Did you choose an old house or a new house, and why?
An old house, because I'm just a sucker for architectural character. I really mean it. Just a sucker for it. My house was built in 1914. I did look at some of the new replica homes in the neighborhood, and I liked some of them too, but they just felt different to me. They didn't feel like home, if that makes sense. As soon as I walked to my house I just knew. It does need some TLC, but the feeling was there. I could see my family there. Everyone has their own taste and needs though, so to each their own.
What about moving to the neighborhood do you look forward to the most?
All of it. I've already met a lot of my neighbors. They're all been great. I look forward to just settling in. Getting comfortable in my nice big house. And hosting lots of parties – I'm not even kidding. I very much look forward to the parties.
Do you plan on attending any events or participating in any organizations?
I haven't participated in any neighborhood organizations yet, but I plan to. SPAR and others. First Friday's for sure. Actually, I've already been to a couple. Maybe going on those "Night Rides" too. Riding my bicycle with new neighbors around the neighborhood sounds like fun.
What do your family and friends think about your big move?
I think they're liking what they see. I did all my research about crime in different neighborhoods. I went to JSO's crime statistics site to compare and contrast. So, after I was comfortable with what I found (the historic district doesn't have alarming crime issues) most of my family and friends were ok with it too. Some were still hesitant, but after coming to visit the house and spending a little time in the neighborhood they realize it's fine. I do like to play a trick on them though . . . the first time they arrive, I give them the address of the huge boarded up house a couple doors down from mine.
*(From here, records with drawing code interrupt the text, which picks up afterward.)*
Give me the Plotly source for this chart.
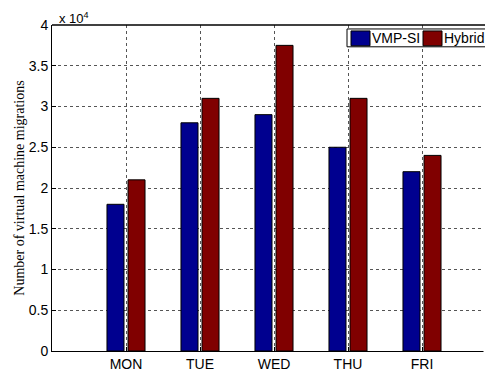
import plotly.graph_objects as go

# Daily migration counts for the two placement strategies
days = ["MON", "TUE", "WED", "THU", "FRI"]
day_pos = [1, 2, 3, 4, 5]
vmp_si = [18000, 28000, 29000, 25000, 22000]
hybrid = [21000, 31000, 37500, 31000, 24000]

y_ticks = [0, 5000, 10000, 15000, 20000, 25000, 30000, 35000, 40000]
y_tick_text = ["0", "0.5", "1", "1.5", "2", "2.5", "3", "3.5", "4"]

series_names = ["VMP-SI", "Hybrid"]
series_colors = ["rgb(0,0,143)", "rgb(128,0,0)"]

W, H = 485, 372
L, T, B = 52, 25, 18
unit_px = 74  # horizontal pixels per category step
plot_w = W - L
plot_h = H - T - B


def px_x(px):
    return (px - L) / plot_w


def px_y(py):
    return (H - B - py) / plot_h


fig = go.Figure()
fig.add_trace(go.Bar(
    x=day_pos, y=vmp_si, name=series_names[0],
    width=0.23, offset=-0.257,
    marker=dict(color=series_colors[0], line=dict(color="black", width=1)),
))
fig.add_trace(go.Bar(
    x=day_pos, y=hybrid, name=series_names[1],
    width=0.23, offset=0.027,
    marker=dict(color=series_colors[1], line=dict(color="black", width=1)),
))

fig.update_layout(
    width=W, height=H,
    margin=dict(l=L, r=0, t=T, b=B, pad=0),
    paper_bgcolor="white", plot_bgcolor="white",
    font=dict(family="Liberation Sans, Arial, sans-serif", size=14, color="black"),
    barmode="overlay",
    showlegend=False,
    xaxis=dict(
        range=[0, plot_w / unit_px],
        tickvals=day_pos, ticktext=days,
        ticks="inside", ticklen=4, tickcolor="black",
        showline=True, linecolor="black", linewidth=1, mirror=False,
        showgrid=True, gridcolor="#555", gridwidth=1, griddash="dot",
        zeroline=False, fixedrange=True,
    ),
    yaxis=dict(
        range=[0, 40000],
        tickvals=y_ticks, ticktext=y_tick_text,
        ticks="inside", ticklen=4, tickcolor="black",
        showline=True, linecolor="black", linewidth=1,
        showgrid=True, gridcolor="#555", gridwidth=1, griddash="dot",
        zeroline=False,
        title=dict(
            text="Number of virtual machine migrations",
            font=dict(family="Liberation Serif, Times New Roman, serif", size=14),
            standoff=0,
        ),
    ),
)

# The axes box is open on the right: keep that edge blank
fig.add_shape(type="line", xref="paper", yref="paper", x0=1, x1=1, y0=-0.01, y1=0.995,
              line=dict(color="white", width=3), layer="above")

# Top frame line of the axes box
fig.add_shape(type="line", xref="paper", yref="paper", x0=0, x1=1.02, y0=1, y1=1,
              line=dict(color="black", width=1.5), layer="above")

# Axis exponent label
fig.add_annotation(
    xref="paper", yref="paper", x=px_x(57), y=1, xanchor="left", yanchor="bottom",
    text="x 10<sup>4</sup>", showarrow=False, yshift=-3,
    font=dict(size=13),
)

# Legend box with swatches and labels
fig.add_shape(type="rect", xref="paper", yref="paper",
              x0=px_x(347), x1=px_x(490), y0=px_y(47), y1=px_y(29),
              line=dict(color="black", width=1), fillcolor="white", layer="above")
swatch_x = [351, 423]
label_x = [370, 442]
for name, color, sx, lx in zip(series_names, series_colors, swatch_x, label_x):
    fig.add_shape(type="rect", xref="paper", yref="paper",
                  x0=px_x(sx), x1=px_x(sx + 19), y0=px_y(46), y1=px_y(31),
                  line=dict(color="black", width=1), fillcolor=color, layer="above")
    fig.add_annotation(xref="paper", yref="paper", x=px_x(lx), y=px_y(38.5),
                       xanchor="left", yanchor="middle", text=name,
                       showarrow=False, font=dict(size=14))

fig.write_html("out.html")
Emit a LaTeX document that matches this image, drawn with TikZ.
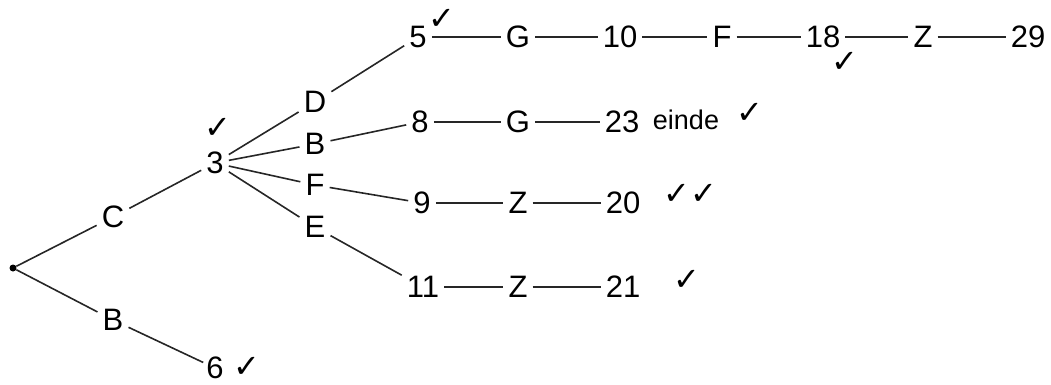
\documentclass[tikz,border=0pt]{standalone}
\usepackage{fontspec}
\setmainfont{Liberation Sans}
\newfontfamily\symfont{DejaVu Sans}

\begin{document}
\begin{tikzpicture}[x=1pt,y=-1pt,
    lbl/.style={inner sep=5pt,font=\fontsize{31}{34}\selectfont},
    chk/.style={inner sep=0pt,font=\symfont\fontsize{32}{34}\selectfont},
    edge/.style={line width=1.6pt,draw=black!85}]
  \useasboundingbox (0,0) rectangle (1051,385);
  % root and first level
  \node[circle,fill,inner sep=0pt,minimum size=7pt] (root) at (13,268) {};
  \node[lbl] (c1) at (113,217) {C};
  \node[lbl] (b1) at (113,320) {B};
  \node[lbl] (n3) at (215,163) {3};
  \node[lbl,inner sep=3pt] (n6) at (215,368) {6};
  \draw[edge] (root)--(c1);
  \draw[edge] (c1)--(n3);
  \draw[edge] (root)--(b1);
  \draw[edge] (b1)--(n6);
  % branches from 3
  \node[lbl] (d2) at (315,102) {D};
  \node[lbl] (b2) at (315,144) {B};
  \node[lbl] (f2) at (315,185) {F};
  \node[lbl] (e2) at (315,227) {E};
  \draw[edge] (n3)--(d2);
  \draw[edge] (n3)--(b2);
  \draw[edge] (n3)--(f2);
  \draw[edge] (n3)--(e2);
  % row D
  \node[lbl] (n5) at (418,37) {5};
  \node[lbl] (g5) at (518,37) {G};
  \node[lbl] (n10) at (620,37) {10};
  \node[lbl] (f10) at (722,37) {F};
  \node[lbl] (n18) at (823,37) {18};
  \node[lbl] (z18) at (923,37) {Z};
  \node[lbl] (n29) at (1028,37) {29};
  \draw[edge] (d2)--(n5);
  \draw[edge] (n5)--(g5);
  \draw[edge] (g5)--(n10);
  \draw[edge] (n10)--(f10);
  \draw[edge] (f10)--(n18);
  \draw[edge] (n18)--(z18);
  \draw[edge] (z18)--(n29);
  % row B
  \node[lbl] (n8) at (420,122) {8};
  \node[lbl] (g8) at (518,122) {G};
  \node[lbl] (n23) at (622,122) {23};
  \node[inner sep=0pt,font=\fontsize{27}{30}\selectfont] (einde) at (686,120) {einde};
  \draw[edge] (b2)--(n8);
  \draw[edge] (n8)--(g8);
  \draw[edge] (g8)--(n23);
  % row F
  \node[lbl] (n9) at (422,203) {9};
  \node[lbl] (z9) at (518,203) {Z};
  \node[lbl] (n20) at (623,203) {20};
  \draw[edge] (f2)--(n9);
  \draw[edge] (n9)--(z9);
  \draw[edge] (z9)--(n20);
  % row E
  \node[lbl] (n11) at (423,287) {11};
  \node[lbl] (z11) at (518,287) {Z};
  \node[lbl] (n21) at (623,287) {21};
  \draw[edge] (e2)--(n11);
  \draw[edge] (n11)--(z11);
  \draw[edge] (z11)--(n21);
  % ticks
  \node[chk] (ck3) at (218,128) {✓};
  \node[chk] (ck6) at (247,367) {✓};
  \node[chk] (ck5) at (442,19) {✓};
  \node[chk] (ck18) at (845,62) {✓};
  \node[chk] (ck23) at (750,113) {✓};
  \node[chk] (ck20a) at (677,194) {✓};
  \node[chk] (ck20b) at (704,194) {✓};
  \node[chk] (ck21) at (687,280) {✓};
\end{tikzpicture}
\end{document}
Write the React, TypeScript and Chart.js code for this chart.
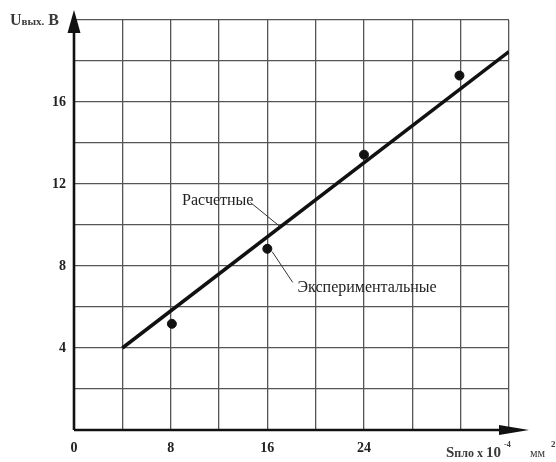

Then I stand outside of it and welcome them to my new home, and they’re all speechless for a moment. When I walk them down to my place they’re relieved! That’s just my sense of humor. My kids grew up in the San Marco house we're leaving though, so they're being a bit sentimental about the move.
What advice would you have for someone thinking about moving to the Springfield historic district?
If you're considering different communities, you should visit. Spend time at Three Layers Coffee House, Sweet Pete’s, or one of the other neighborhood establishments. Go to a First Friday party. Just see for yourself. There's still those old stereotypes floating around, but in reality, crime should not be a reason why you wouldn't consider living here. Also, take your time looking. I looked at 50 houses, I'm not kidding, before I found this one.
Meet Your Long-Time Neighbors
Name: John & Judy
Location: Market Street
Occupation: John is retired from real estate and trucking. Judy is a retirement specialist.
Fun Fact: John and Judy are accidental Jacksonville residents. In 1992, they planned to sail down from Boston to the Virgin Islands to open their own sailboat tour business. Hurricane Andrew had other plans, and made them seek refuge in the St. Johns River, eventually finding a marina in downtown Jacksonville. After 3 months of living in the marina, they decided they might as well settle here….and the rest is history
What brought you to the Springfield Historic District?
John: In 1998 we were renting in San Marco. We decided it was time to buy a house. A friend of ours was one of the early renovators in the neighborhood. He bought houses and renovated them one at a time. I told him we were looking for a house, and he suggested we look at one that he was already renovating in Springfield. He did a nice job and we could afford it, so we bought. The neighborhood, well, it wasn't what attracted us here.
Judy: To be honest, nothing about the neighborhood really appealed to us at the time. The only reason we moved here was because we found a good deal on a nicely renovated 1914 house. We both lived in the city of Boston, Mass for a long time. I had never lived anywhere else. We were sort of comfortable living in big cities with rougher areas. We both had our wits about us and weren't easily taken advantage of, so although the neighborhood didn't appeal to us, it didn't intimidate us either.
How did you feel about the neighborhood when you first moved in?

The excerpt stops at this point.